Jie Meng 1, Bo Xiao 2, Fengxin Wu 1, Lihong Sun 3, Bo Li 4, Wen Guo 4, Xuechun Hu 1, Xuegai Xu 1, Tao Wen 1, Jian Liu 1, Haiyan Xu 1

Mater Today Bio. 2022 Sep 5;16:100415.doi: 10.1016/j.mtbio.2022.100415. eCollection 2022 Dec.

PMID: 36105673

Abstract

Myocardium is an excitable tissue with electrical conductivity and mechanical strength. In this work, carbon fibers (CFs) and co-axial fibrous mesh were integrated which combined the high modulus and excellent electrical conductivity of CFs and the fibrous and porous structures of the electrospun fibers. The scaffold was fabricated by simply integrating coaxial electrospun fibers and carbon fibers through a freeze-drying procedure. It was shown that the integration of carbon fibers have the conductivity and Young's modulus of the fibrous mesh increased significantly, meanwhile, upregulated the expression of CX43, α-actinin, RhoA of the neonatal rat primary cardiomyocytes and primary human umbilical vein endothelial cells (HUVECs), and promoted the secretion of VEGF of HUVECs. Moreover, the cardiomyocytes grown on the scaffolds increased the ability of HUVECs migration.

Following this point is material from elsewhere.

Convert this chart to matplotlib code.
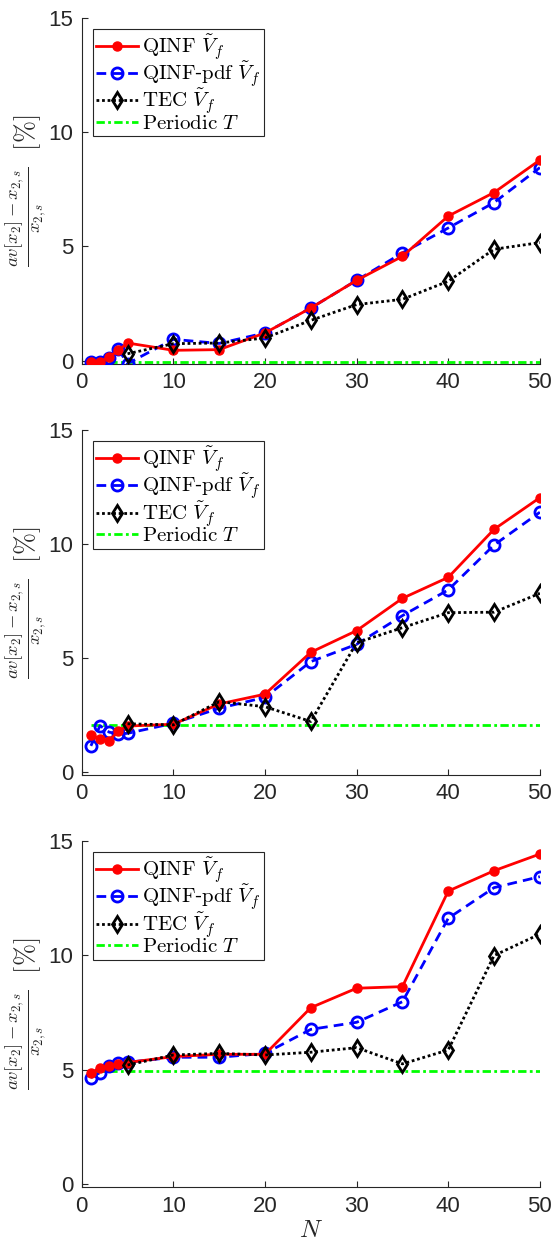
import matplotlib
matplotlib.use("Agg")
import matplotlib.pyplot as plt

plt.rcParams['mathtext.fontset'] = 'cm'
plt.rcParams['font.family'] = ['Liberation Sans', 'DejaVu Sans']

# sample sizes
n_qinf = [1, 2, 3, 4, 5, 10, 15, 20, 25, 30, 35, 40, 45, 50]
n_tec = [5, 10, 15, 20, 25, 30, 35, 40, 45, 50]
n_per = [1, 50]

# panel 1
qinf_1 = [-0.06, -0.06, 0.16, 0.45, 0.77, 0.45, 0.48, 1.21, 2.30, 3.51, 4.56, 6.32, 7.35, 8.77]
pdf_1 = [-0.06, -0.06, 0.10, 0.49, -0.13, 0.93, 0.75, 1.21, 2.30, 3.51, 4.71, 5.80, 6.91, 8.44]
tec_1 = [0.30, 0.74, 0.77, 0.99, 1.76, 2.45, 2.68, 3.47, 4.87, 5.16]
per_1 = -0.05

# panel 2
qinf_2 = [1.62, 1.42, 1.35, 1.80, 2.00, 2.08, 2.97, 3.40, 5.24, 6.19, 7.61, 8.53, 10.64, 12.03]
pdf_2 = [1.13, 2.02, 1.73, 1.66, 1.68, 2.12, 2.78, 3.26, 4.83, 5.59, 6.85, 7.98, 9.95, 11.39]
tec_2 = [2.10, 2.05, 3.07, 2.85, 2.20, 5.66, 6.32, 6.98, 7.00, 7.83]
per_2 = 2.03

# panel 3
qinf_3 = [4.85, 5.06, 5.17, 5.23, 5.31, 5.57, 5.67, 5.67, 7.71, 8.56, 8.63, 12.81, 13.70, 14.43]
pdf_3 = [4.65, 4.87, 5.16, 5.28, 5.32, 5.54, 5.54, 5.71, 6.76, 7.07, 7.97, 11.62, 12.96, 13.44]
tec_3 = [5.20, 5.64, 5.71, 5.64, 5.76, 5.96, 5.25, 5.86, 9.99, 10.93]
per_3 = 4.95

panels = [(qinf_1, pdf_1, tec_1, per_1),
          (qinf_2, pdf_2, tec_2, per_2),
          (qinf_3, pdf_3, tec_3, per_3)]

labels = [r'$\mathrm{QINF}\ \tilde{V}_f$', r'$\mathrm{QINF}$-$\mathrm{pdf}\ \tilde{V}_f$',
          r'$\mathrm{TEC}\ \tilde{V}_f$', r'$\mathrm{Periodic}\ T$']
ylab = r'$\frac{av[x_2]-x_{2,s}}{x_{2,s}}\ \ [\%]$'

fig = plt.figure(figsize=(5.56, 12.45), dpi=100)
boxes = [[0.147, 0.7076, 0.824, 0.2783],
         [0.147, 0.3775, 0.824, 0.2771],
         [0.147, 0.0463, 0.824, 0.2782]]
axc = (0.15, 0.15, 0.15)

for i, (q, p, t, per) in enumerate(panels):
    ax = fig.add_axes(boxes[i])
    ax.plot(n_qinf, q, '-', color='red', lw=2, marker='o', ms=6.5,
            mfc='red', mec='red', label=labels[0], zorder=4)
    ax.plot(n_qinf, p, color='blue', lw=2, ls=(0, (3.5, 2.2)), marker='o', ms=8,
            mfc='none', mec='blue', mew=2, label=labels[1], zorder=3)
    ax.plot(n_tec, t, color='black', lw=2, ls=(0, (1, 1)), marker='d', ms=8,
            mfc='none', mec='black', mew=2, label=labels[2], zorder=5)
    ax.plot(n_per, [per, per], color=(0, 1, 0), lw=2, ls=(0, (3, 1.2, 1, 1.2)),
            label=labels[3], zorder=2)

    ax.set_xlim(0, 50)
    ax.set_ylim(-0.15, 15)
    ax.set_xticks([0, 10, 20, 30, 40, 50])
    ax.set_yticks([0, 5, 10, 15])
    ax.spines['top'].set_visible(False)
    ax.spines['right'].set_visible(False)
    for s in ['left', 'bottom']:
        ax.spines[s].set_color(axc)
        ax.spines[s].set_linewidth(0.8)
    ax.tick_params(direction='in', length=4, width=0.8, colors=axc,
                   labelsize=16, pad=6)
    ax.set_ylabel(ylab, fontsize=19, color=axc, labelpad=0)
    leg = ax.legend(loc='upper left', fontsize=15, handlelength=2.0,
                    handletextpad=0.2, borderpad=0.15, labelspacing=-0.1,
                    borderaxespad=0.55, fancybox=False, framealpha=1)
    leg.get_frame().set_edgecolor(axc)
    leg.get_frame().set_linewidth(0.8)
    if i == 2:
        ax.set_xlabel(r'$N$', fontsize=18, color=axc, labelpad=1)

fig.savefig('out.png', dpi=100)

When implanted to the injury area post myocardial infraction, the scaffolds were able to effectively enhance the tissue regeneration and new vessel formation, which rescued the heart dysfunction induced by the myocardial infraction, evidenced by the results of echocardiography and histochemical analysis. In conclusion, the composite scaffolds could promote the myocardium regeneration and function's recovery by enhancing cardiomyocytes maturation and angiogenesis and establishing the crosstalk between the cardiomyocytes and the vascular endothelial cells.